Saturday 5 July ~
Remember Euro 2008? Suddenly it all seems so long ago and, worse, unlikely to be repeated if UEFA has its way. Like FIFA in 1970, after one of the most attractive tournaments in its history the European governing body cannot resist wrecking the simple format that produced it. The chief executive of the Scottish FA, Gordon Smith, said the members of UEFA “saw no real disadvantage” in expanding the tournament to 24 teams for 2016 and it would make a lot more money (or, as they teach you to say at chief executive school, “there was no downside in terms of revenue”).
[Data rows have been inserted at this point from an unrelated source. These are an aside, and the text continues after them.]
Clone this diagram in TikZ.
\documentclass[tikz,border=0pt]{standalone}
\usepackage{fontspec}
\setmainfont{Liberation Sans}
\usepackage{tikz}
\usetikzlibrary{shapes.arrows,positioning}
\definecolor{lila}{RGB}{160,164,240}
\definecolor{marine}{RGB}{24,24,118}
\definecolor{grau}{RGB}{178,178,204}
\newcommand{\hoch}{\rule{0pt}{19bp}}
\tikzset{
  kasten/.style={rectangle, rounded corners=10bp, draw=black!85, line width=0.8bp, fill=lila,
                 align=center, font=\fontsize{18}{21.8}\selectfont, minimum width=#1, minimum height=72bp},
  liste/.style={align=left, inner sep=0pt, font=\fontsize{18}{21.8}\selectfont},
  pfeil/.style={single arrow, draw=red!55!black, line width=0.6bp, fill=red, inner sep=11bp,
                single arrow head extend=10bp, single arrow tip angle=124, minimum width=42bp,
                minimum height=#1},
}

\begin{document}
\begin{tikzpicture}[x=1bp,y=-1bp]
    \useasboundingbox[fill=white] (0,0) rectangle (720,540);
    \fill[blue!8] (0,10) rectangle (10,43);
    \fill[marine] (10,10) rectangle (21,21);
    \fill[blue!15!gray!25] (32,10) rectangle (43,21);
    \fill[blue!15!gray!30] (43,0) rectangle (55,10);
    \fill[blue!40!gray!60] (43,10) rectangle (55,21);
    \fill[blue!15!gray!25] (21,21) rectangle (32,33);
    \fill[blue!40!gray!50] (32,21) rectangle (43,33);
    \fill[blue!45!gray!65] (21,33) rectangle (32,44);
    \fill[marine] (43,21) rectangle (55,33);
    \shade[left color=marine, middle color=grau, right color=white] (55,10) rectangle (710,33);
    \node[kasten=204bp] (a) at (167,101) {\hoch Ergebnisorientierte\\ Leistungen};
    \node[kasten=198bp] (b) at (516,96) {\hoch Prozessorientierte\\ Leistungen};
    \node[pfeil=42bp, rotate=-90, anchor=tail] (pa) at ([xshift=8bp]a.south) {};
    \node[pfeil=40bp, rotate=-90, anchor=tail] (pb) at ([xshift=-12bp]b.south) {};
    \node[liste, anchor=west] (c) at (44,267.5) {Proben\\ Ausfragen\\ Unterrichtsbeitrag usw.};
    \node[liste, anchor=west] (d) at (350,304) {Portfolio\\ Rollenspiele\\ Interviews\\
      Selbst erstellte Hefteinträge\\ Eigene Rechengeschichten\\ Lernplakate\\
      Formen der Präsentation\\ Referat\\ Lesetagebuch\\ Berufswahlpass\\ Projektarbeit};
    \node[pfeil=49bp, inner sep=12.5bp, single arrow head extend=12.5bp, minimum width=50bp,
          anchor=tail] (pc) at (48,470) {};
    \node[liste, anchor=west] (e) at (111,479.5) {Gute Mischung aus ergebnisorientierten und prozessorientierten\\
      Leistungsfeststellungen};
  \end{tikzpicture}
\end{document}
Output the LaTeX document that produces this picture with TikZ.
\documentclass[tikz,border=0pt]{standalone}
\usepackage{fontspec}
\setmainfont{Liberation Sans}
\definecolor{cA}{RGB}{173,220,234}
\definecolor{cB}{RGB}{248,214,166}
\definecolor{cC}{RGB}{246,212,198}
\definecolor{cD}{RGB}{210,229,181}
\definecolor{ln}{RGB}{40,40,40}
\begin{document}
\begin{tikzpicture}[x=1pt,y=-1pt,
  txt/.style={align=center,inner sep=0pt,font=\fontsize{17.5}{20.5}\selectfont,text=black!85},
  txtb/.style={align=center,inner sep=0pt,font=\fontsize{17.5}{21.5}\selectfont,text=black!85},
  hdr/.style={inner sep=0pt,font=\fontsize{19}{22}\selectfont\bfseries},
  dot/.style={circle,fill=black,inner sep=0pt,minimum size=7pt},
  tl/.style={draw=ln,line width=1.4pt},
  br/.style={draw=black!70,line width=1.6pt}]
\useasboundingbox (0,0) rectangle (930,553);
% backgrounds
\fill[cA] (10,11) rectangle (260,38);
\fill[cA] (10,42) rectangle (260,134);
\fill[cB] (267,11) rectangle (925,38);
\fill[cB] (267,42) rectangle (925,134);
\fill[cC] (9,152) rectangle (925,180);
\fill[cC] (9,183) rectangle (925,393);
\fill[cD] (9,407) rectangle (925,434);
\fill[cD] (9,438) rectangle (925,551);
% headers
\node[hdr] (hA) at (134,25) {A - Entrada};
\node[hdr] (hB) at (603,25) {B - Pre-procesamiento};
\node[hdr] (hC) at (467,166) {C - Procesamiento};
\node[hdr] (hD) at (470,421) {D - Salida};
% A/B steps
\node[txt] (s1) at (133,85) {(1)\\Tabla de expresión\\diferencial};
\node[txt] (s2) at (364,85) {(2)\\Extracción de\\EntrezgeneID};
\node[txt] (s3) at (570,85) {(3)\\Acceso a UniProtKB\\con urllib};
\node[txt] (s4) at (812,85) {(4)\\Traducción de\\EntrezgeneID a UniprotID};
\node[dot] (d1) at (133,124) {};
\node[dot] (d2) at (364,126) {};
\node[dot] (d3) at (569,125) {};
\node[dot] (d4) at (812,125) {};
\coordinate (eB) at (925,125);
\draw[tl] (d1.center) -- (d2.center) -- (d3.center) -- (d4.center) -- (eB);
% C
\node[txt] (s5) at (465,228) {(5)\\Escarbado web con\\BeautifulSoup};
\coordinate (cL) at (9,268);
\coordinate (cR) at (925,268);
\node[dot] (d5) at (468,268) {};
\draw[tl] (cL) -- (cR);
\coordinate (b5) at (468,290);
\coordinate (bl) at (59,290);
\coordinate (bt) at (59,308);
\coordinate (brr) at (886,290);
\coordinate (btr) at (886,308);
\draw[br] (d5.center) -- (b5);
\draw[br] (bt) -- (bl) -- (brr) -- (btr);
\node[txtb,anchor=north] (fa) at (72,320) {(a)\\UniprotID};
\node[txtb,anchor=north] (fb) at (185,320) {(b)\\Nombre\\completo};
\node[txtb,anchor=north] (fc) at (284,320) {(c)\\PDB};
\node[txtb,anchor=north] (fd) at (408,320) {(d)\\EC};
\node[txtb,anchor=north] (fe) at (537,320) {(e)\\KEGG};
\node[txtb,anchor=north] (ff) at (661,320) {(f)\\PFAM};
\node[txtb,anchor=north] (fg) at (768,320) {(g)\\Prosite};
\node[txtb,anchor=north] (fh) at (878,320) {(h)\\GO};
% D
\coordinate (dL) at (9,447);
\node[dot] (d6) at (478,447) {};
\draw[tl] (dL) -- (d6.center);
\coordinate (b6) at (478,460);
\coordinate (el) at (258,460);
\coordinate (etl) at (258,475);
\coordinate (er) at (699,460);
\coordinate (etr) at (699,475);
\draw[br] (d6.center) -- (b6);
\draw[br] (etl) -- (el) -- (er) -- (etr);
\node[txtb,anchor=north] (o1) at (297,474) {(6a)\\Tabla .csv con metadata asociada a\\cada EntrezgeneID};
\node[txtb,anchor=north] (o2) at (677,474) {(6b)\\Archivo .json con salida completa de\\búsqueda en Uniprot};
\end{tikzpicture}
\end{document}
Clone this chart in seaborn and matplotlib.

For countries such as Scotland and Ireland, who proposed the change, there is an obvious benefit in that they are more likely to qualify. For everyone else, the idea borders on lunacy. Let us count the ways it will damage the competition.
1.Maths. As surely even UEFA has noticed, eight, 16 or 32 teams makes for a simple and fair format. Anything else, such as the 24 at the World Cup between 1982 and 1990, requires cumbersome second-round groups of three teams each, or the manifestly unsatisfactory alternative in which four third-placed teams qualify for the second round. In 1990 that meant two teams, Ireland and the Netherlands, went through from one group without having won a game.
2.Fixture congestion. Smith says more teams would “only add a few extra days” to the competition. In fact it would probably add a week, given that the revenue upside is maximised by not screening matches simultaneously. With clubs and national teams already in a grinding conflict over injuries, fatigue, payments and availability, taking another week out of the summer break seems perverse at best.
3.Quality. You can have bad games in an eight-team tournament (almost anything from 1980 springs to mind) and good ones with 32. But are we really crying out for more matches between Europe’s middle tier nations? Michel Platini says “countries like England, Denmark, Scotland, Ireland, Belgium, Serbia, Ukraine and Bulgaria all have the ability to participate in a European championship”. And you know what Michel? They all have (except Ukraine), and so have Latvia, Slovenia and Norway – but only when they have a good team.
4. Common sense. UEFA has 53 members and, barring the break-up of Germany into its 19th-century patchwork of principalities, is unlikely to get many more. If you can’t get into the top 16 out of 53, you don’t deserve to be in the finals. Isn’t that right Steve?